-- BEGIN Stored data --
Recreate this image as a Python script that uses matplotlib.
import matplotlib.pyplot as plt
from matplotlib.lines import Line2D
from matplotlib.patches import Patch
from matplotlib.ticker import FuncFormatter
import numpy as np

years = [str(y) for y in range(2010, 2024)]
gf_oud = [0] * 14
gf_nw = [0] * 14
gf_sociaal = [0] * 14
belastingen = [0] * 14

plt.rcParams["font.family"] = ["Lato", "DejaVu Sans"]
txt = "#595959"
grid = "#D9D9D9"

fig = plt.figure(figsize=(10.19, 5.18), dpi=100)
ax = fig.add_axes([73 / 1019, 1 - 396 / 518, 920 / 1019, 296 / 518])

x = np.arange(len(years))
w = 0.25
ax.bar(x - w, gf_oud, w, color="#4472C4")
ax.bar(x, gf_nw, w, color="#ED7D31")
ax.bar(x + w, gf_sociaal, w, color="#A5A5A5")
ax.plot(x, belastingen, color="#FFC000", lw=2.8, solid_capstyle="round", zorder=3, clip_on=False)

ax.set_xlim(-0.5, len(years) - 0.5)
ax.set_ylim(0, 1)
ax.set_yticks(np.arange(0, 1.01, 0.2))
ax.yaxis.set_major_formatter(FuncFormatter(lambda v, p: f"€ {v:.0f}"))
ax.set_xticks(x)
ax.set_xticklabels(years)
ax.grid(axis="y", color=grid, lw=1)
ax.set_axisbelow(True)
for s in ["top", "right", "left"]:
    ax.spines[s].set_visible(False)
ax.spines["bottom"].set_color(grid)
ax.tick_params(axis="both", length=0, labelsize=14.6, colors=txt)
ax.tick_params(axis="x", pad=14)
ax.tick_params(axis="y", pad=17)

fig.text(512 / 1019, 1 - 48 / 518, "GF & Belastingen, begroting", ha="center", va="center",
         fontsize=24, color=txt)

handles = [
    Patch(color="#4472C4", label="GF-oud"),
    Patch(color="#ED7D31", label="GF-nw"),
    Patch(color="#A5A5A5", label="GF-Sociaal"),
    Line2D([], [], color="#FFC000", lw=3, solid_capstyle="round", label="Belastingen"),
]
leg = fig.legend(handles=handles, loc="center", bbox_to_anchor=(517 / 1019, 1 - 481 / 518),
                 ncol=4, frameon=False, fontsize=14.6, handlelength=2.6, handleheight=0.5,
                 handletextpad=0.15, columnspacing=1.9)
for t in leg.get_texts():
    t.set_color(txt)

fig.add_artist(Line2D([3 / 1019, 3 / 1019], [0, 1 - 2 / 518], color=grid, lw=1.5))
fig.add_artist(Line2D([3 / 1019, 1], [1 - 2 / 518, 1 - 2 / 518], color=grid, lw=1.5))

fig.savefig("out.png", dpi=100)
-- END Stored data --
# Exercise instructions
Your answer should be exactly the lines of the data above, from the first through the line containing "fontsize=24, color=txt)".

# Problem solution
Recreate this image as a Python script that uses matplotlib.
import matplotlib.pyplot as plt
from matplotlib.lines import Line2D
from matplotlib.patches import Patch
from matplotlib.ticker import FuncFormatter
import numpy as np

years = [str(y) for y in range(2010, 2024)]
gf_oud = [0] * 14
gf_nw = [0] * 14
gf_sociaal = [0] * 14
belastingen = [0] * 14

plt.rcParams["font.family"] = ["Lato", "DejaVu Sans"]
txt = "#595959"
grid = "#D9D9D9"

fig = plt.figure(figsize=(10.19, 5.18), dpi=100)
ax = fig.add_axes([73 / 1019, 1 - 396 / 518, 920 / 1019, 296 / 518])

x = np.arange(len(years))
w = 0.25
ax.bar(x - w, gf_oud, w, color="#4472C4")
ax.bar(x, gf_nw, w, color="#ED7D31")
ax.bar(x + w, gf_sociaal, w, color="#A5A5A5")
ax.plot(x, belastingen, color="#FFC000", lw=2.8, solid_capstyle="round", zorder=3, clip_on=False)

ax.set_xlim(-0.5, len(years) - 0.5)
ax.set_ylim(0, 1)
ax.set_yticks(np.arange(0, 1.01, 0.2))
ax.yaxis.set_major_formatter(FuncFormatter(lambda v, p: f"€ {v:.0f}"))
ax.set_xticks(x)
ax.set_xticklabels(years)
ax.grid(axis="y", color=grid, lw=1)
ax.set_axisbelow(True)
for s in ["top", "right", "left"]:
    ax.spines[s].set_visible(False)
ax.spines["bottom"].set_color(grid)
ax.tick_params(axis="both", length=0, labelsize=14.6, colors=txt)
ax.tick_params(axis="x", pad=14)
ax.tick_params(axis="y", pad=17)

fig.text(512 / 1019, 1 - 48 / 518, "GF & Belastingen, begroting", ha="center", va="center",
         fontsize=24, color=txt)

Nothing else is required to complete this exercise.